-- Start of Raw data --

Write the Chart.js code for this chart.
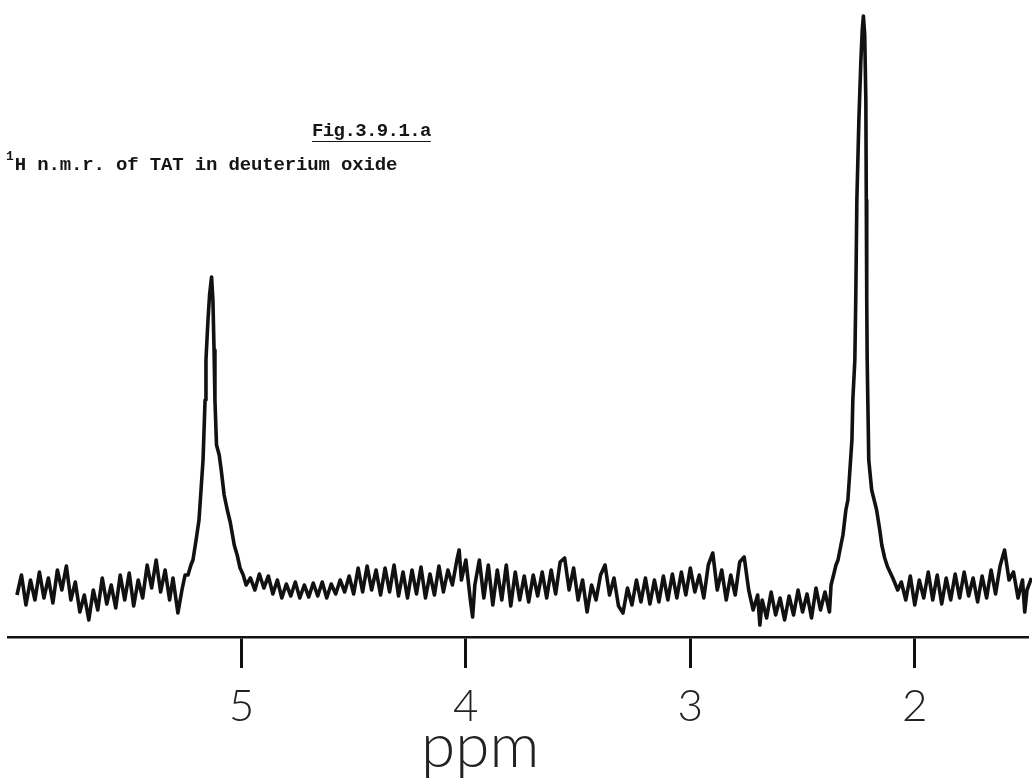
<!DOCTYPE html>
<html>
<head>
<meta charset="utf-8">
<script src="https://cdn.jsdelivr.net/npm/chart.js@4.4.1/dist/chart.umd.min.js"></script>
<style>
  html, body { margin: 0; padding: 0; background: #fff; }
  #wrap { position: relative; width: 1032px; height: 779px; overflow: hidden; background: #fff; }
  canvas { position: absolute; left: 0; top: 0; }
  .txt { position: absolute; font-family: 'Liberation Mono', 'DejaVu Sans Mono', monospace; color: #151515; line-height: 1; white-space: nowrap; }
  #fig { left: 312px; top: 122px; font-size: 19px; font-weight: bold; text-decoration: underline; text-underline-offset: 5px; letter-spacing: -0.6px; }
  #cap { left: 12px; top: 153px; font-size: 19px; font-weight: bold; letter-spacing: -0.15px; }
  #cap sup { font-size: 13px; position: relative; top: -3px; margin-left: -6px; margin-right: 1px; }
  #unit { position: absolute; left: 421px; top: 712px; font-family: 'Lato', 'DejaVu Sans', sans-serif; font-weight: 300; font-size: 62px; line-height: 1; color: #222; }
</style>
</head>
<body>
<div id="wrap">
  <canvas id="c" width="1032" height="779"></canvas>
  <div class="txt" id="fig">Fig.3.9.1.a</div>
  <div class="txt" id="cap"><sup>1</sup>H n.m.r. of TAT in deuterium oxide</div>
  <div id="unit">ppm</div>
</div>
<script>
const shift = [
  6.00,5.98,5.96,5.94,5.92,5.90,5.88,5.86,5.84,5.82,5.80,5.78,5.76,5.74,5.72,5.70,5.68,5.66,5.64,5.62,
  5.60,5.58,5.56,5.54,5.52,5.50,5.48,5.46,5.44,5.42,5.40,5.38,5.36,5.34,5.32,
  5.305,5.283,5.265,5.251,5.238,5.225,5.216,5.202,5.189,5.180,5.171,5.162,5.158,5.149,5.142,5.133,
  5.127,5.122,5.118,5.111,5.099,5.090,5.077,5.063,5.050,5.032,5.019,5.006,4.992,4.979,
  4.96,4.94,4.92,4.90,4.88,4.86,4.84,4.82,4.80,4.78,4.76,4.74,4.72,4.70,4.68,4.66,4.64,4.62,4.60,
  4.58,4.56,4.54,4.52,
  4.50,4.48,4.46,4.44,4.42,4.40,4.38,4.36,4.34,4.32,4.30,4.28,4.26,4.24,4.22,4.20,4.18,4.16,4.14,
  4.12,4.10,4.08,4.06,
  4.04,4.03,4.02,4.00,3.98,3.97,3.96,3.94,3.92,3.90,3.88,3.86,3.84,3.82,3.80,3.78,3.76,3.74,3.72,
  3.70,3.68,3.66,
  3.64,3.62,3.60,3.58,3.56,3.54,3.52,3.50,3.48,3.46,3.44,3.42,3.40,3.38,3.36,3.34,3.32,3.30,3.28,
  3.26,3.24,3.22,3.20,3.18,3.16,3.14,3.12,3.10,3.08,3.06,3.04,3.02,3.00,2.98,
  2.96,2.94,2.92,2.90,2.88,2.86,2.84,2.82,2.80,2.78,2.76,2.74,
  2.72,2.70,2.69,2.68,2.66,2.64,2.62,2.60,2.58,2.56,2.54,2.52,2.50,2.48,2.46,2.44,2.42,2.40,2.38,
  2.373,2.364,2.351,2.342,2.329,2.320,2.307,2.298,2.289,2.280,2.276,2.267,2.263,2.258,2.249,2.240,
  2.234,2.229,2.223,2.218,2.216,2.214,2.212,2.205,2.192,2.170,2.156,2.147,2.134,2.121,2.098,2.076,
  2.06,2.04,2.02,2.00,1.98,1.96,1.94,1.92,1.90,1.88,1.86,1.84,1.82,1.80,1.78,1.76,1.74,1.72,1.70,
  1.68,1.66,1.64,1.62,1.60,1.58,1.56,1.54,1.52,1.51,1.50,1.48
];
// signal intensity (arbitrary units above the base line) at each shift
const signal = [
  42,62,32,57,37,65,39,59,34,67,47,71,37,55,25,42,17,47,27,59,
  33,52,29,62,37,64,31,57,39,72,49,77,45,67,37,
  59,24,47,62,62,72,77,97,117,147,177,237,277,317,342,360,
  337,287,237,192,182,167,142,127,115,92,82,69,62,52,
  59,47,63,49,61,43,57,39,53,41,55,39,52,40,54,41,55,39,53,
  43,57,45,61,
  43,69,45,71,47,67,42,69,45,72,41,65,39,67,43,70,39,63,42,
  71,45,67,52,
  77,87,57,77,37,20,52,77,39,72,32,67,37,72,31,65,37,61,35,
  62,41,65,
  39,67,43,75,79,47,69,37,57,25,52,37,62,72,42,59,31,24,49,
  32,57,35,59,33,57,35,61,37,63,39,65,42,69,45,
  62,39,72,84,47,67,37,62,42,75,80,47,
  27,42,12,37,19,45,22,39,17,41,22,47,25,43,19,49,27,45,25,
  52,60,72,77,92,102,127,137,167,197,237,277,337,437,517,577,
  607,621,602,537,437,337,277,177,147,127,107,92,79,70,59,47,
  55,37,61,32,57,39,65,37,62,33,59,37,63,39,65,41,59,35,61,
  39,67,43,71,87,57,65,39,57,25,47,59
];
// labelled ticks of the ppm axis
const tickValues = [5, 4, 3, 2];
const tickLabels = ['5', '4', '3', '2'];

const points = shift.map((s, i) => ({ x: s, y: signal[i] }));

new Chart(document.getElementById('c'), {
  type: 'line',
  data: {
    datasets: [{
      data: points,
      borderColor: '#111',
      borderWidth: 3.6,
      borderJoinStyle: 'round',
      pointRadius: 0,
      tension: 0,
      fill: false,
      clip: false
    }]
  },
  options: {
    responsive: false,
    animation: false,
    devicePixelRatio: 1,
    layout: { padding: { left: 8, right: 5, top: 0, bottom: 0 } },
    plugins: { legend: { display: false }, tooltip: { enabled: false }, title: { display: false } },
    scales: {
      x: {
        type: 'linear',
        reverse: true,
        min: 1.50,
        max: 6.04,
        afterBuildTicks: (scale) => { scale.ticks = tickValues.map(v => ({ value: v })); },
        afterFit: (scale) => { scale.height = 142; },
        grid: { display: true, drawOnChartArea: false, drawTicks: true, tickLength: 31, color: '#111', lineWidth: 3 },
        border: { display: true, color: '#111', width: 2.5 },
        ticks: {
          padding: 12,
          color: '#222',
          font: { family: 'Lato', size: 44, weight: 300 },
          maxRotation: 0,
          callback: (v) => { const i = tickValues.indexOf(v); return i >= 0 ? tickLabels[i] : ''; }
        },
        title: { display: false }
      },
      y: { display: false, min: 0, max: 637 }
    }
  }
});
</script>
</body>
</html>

-- End of Raw data --

Transcribe the listing in full and omit the pictures.

Write the Chart.js code for this chart.
<!DOCTYPE html>
<html>
<head>
<meta charset="utf-8">
<script src="https://cdn.jsdelivr.net/npm/chart.js@4.4.1/dist/chart.umd.min.js"></script>
<style>
  html, body { margin: 0; padding: 0; background: #fff; }
  #wrap { position: relative; width: 1032px; height: 779px; overflow: hidden; background: #fff; }
  canvas { position: absolute; left: 0; top: 0; }
  .txt { position: absolute; font-family: 'Liberation Mono', 'DejaVu Sans Mono', monospace; color: #151515; line-height: 1; white-space: nowrap; }
  #fig { left: 312px; top: 122px; font-size: 19px; font-weight: bold; text-decoration: underline; text-underline-offset: 5px; letter-spacing: -0.6px; }
  #cap { left: 12px; top: 153px; font-size: 19px; font-weight: bold; letter-spacing: -0.15px; }
  #cap sup { font-size: 13px; position: relative; top: -3px; margin-left: -6px; margin-right: 1px; }
  #unit { position: absolute; left: 421px; top: 712px; font-family: 'Lato', 'DejaVu Sans', sans-serif; font-weight: 300; font-size: 62px; line-height: 1; color: #222; }
</style>
</head>
<body>
<div id="wrap">
  <canvas id="c" width="1032" height="779"></canvas>
  <div class="txt" id="fig">Fig.3.9.1.a</div>
  <div class="txt" id="cap"><sup>1</sup>H n.m.r. of TAT in deuterium oxide</div>
  <div id="unit">ppm</div>
</div>
<script>
const shift = [
  6.00,5.98,5.96,5.94,5.92,5.90,5.88,5.86,5.84,5.82,5.80,5.78,5.76,5.74,5.72,5.70,5.68,5.66,5.64,5.62,
  5.60,5.58,5.56,5.54,5.52,5.50,5.48,5.46,5.44,5.42,5.40,5.38,5.36,5.34,5.32,
  5.305,5.283,5.265,5.251,5.238,5.225,5.216,5.202,5.189,5.180,5.171,5.162,5.158,5.149,5.142,5.133,
  5.127,5.122,5.118,5.111,5.099,5.090,5.077,5.063,5.050,5.032,5.019,5.006,4.992,4.979,
  4.96,4.94,4.92,4.90,4.88,4.86,4.84,4.82,4.80,4.78,4.76,4.74,4.72,4.70,4.68,4.66,4.64,4.62,4.60,
  4.58,4.56,4.54,4.52,
  4.50,4.48,4.46,4.44,4.42,4.40,4.38,4.36,4.34,4.32,4.30,4.28,4.26,4.24,4.22,4.20,4.18,4.16,4.14,
  4.12,4.10,4.08,4.06,
  4.04,4.03,4.02,4.00,3.98,3.97,3.96,3.94,3.92,3.90,3.88,3.86,3.84,3.82,3.80,3.78,3.76,3.74,3.72,
  3.70,3.68,3.66,
  3.64,3.62,3.60,3.58,3.56,3.54,3.52,3.50,3.48,3.46,3.44,3.42,3.40,3.38,3.36,3.34,3.32,3.30,3.28,
  3.26,3.24,3.22,3.20,3.18,3.16,3.14,3.12,3.10,3.08,3.06,3.04,3.02,3.00,2.98,
  2.96,2.94,2.92,2.90,2.88,2.86,2.84,2.82,2.80,2.78,2.76,2.74,
  2.72,2.70,2.69,2.68,2.66,2.64,2.62,2.60,2.58,2.56,2.54,2.52,2.50,2.48,2.46,2.44,2.42,2.40,2.38,
  2.373,2.364,2.351,2.342,2.329,2.320,2.307,2.298,2.289,2.280,2.276,2.267,2.263,2.258,2.249,2.240,
  2.234,2.229,2.223,2.218,2.216,2.214,2.212,2.205,2.192,2.170,2.156,2.147,2.134,2.121,2.098,2.076,
  2.06,2.04,2.02,2.00,1.98,1.96,1.94,1.92,1.90,1.88,1.86,1.84,1.82,1.80,1.78,1.76,1.74,1.72,1.70,
  1.68,1.66,1.64,1.62,1.60,1.58,1.56,1.54,1.52,1.51,1.50,1.48
];
// signal intensity (arbitrary units above the base line) at each shift
const signal = [
  42,62,32,57,37,65,39,59,34,67,47,71,37,55,25,42,17,47,27,59,
  33,52,29,62,37,64,31,57,39,72,49,77,45,67,37,
  59,24,47,62,62,72,77,97,117,147,177,237,277,317,342,360,
  337,287,237,192,182,167,142,127,115,92,82,69,62,52,
  59,47,63,49,61,43,57,39,53,41,55,39,52,40,54,41,55,39,53,
  43,57,45,61,
  43,69,45,71,47,67,42,69,45,72,41,65,39,67,43,70,39,63,42,
  71,45,67,52,
  77,87,57,77,37,20,52,77,39,72,32,67,37,72,31,65,37,61,35,
  62,41,65,
  39,67,43,75,79,47,69,37,57,25,52,37,62,72,42,59,31,24,49,
  32,57,35,59,33,57,35,61,37,63,39,65,42,69,45,
  62,39,72,84,47,67,37,62,42,75,80,47,
  27,42,12,37,19,45,22,39,17,41,22,47,25,43,19,49,27,45,25,
  52,60,72,77,92,102,127,137,167,197,237,277,337,437,517,577,
  607,621,602,537,437,337,277,177,147,127,107,92,79,70,59,47,
  55,37,61,32,57,39,65,37,62,33,59,37,63,39,65,41,59,35,61,
  39,67,43,71,87,57,65,39,57,25,47,59
];
// labelled ticks of the ppm axis
const tickValues = [5, 4, 3, 2];
const tickLabels = ['5', '4', '3', '2'];

const points = shift.map((s, i) => ({ x: s, y: signal[i] }));

new Chart(document.getElementById('c'), {
  type: 'line',
  data: {
    datasets: [{
      data: points,
      borderColor: '#111',
      borderWidth: 3.6,
      borderJoinStyle: 'round',
      pointRadius: 0,
      tension: 0,
      fill: false,
      clip: false
    }]
  },
  options: {
    responsive: false,
    animation: false,
    devicePixelRatio: 1,
    layout: { padding: { left: 8, right: 5, top: 0, bottom: 0 } },
    plugins: { legend: { display: false }, tooltip: { enabled: false }, title: { display: false } },
    scales: {
      x: {
        type: 'linear',
        reverse: true,
        min: 1.50,
        max: 6.04,
        afterBuildTicks: (scale) => { scale.ticks = tickValues.map(v => ({ value: v })); },
        afterFit: (scale) => { scale.height = 142; },
        grid: { display: true, drawOnChartArea: false, drawTicks: true, tickLength: 31, color: '#111', lineWidth: 3 },
        border: { display: true, color: '#111', width: 2.5 },
        ticks: {
          padding: 12,
          color: '#222',
          font: { family: 'Lato', size: 44, weight: 300 },
          maxRotation: 0,
          callback: (v) => { const i = tickValues.indexOf(v); return i >= 0 ? tickLabels[i] : ''; }
        },
        title: { display: false }
      },
      y: { display: false, min: 0, max: 637 }
    }
  }
});
</script>
</body>
</html>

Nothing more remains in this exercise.